もう一つは、より過激的ではないアプローチ、即ち児童労働の制限、最低賃金の法律化など労使関係において弱者への配慮が生まれるようになっていった。日本の場合、統制経済の青図を描く上で、ストライキが頻発するような労使関係はやはり好ましくなかった。そこで、労使協調の方向に持っていくべくある程度の労働者の権利を認める、日本株式会社の原型が1930年代に当時日本屈指のロシア・ソ連通、宮崎正義により構想された。
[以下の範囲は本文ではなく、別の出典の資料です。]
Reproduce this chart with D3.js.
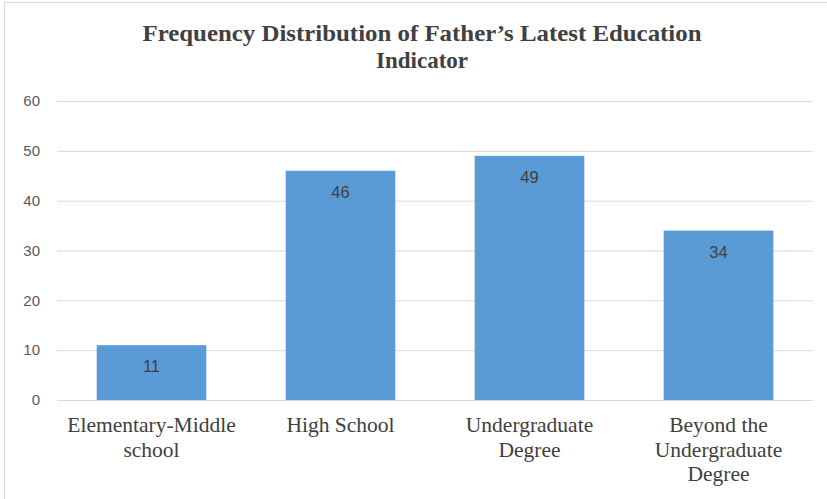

一方、アメリカも冷戦状況から脱却して単独覇権を握ったものの、20年程度で息切れしている。
アメリカ単独覇権の先は?
こうなると、ある程度多極化世界を容認しつつ、19世紀のイギリスの如くパワーバランサーになるのが、安全策のように考えられる。イメージ的には、ヨーロッパ大陸諸国の強国間、強国と弱小国とのパワーバランスを外交ツール、軍事力、以前紹介した分割統治の知恵等を駆使して保つことにより、イギリスに対抗するような強国、強国連合を作らせなかった状態(世界から見れば、多極化状態)が最も近いだろう。覇権時代よりも少ない資源で他国よりも優位に立つことができ、アメリカにとり安全で、かつ世界ナンバーワンとしての体面を長く保つことができるから。
既に前章の多極化世界の項で詳述したので、ここでは要点だけに留めるが、アメリカは地域大国(ヨーロッパ、日本、中国、インド、トルコ、サウジアラビア、イラン、ロシア等)との間に覇権を分散させつつ、それらが連合を組ませないように疑心暗鬼な、緊張関係を保たせ、アメリカに敵対させる余裕を失わせることを画策しているのではないだろうか?日中間を始め、こうした近隣の地域大国間には長い歴史の中で必ず何かしらの確執はあるので、それほど疑心暗鬼な状況を作り上げるのは、あながち不可能ではない。2011年からの中東情勢の変動の裏には、上記のアメリカの意図が透けて見えなくもない。(詳細は、拙稿「自国有利の「多極化」を狙う米国 宗教・民族対立は好都合」(週刊エコノミスト、2011年8月30日号)、「イラク撤退は財政難だけではない 米国が見据える中東の2つの“地雷”」(週刊エコノミスト、2011年12月18日号)を参照されたい。)このように、アメリカ側の思惑をどのように実行し、さらにそれに対し世界はどう反応していくか、注目していく必要はあろう。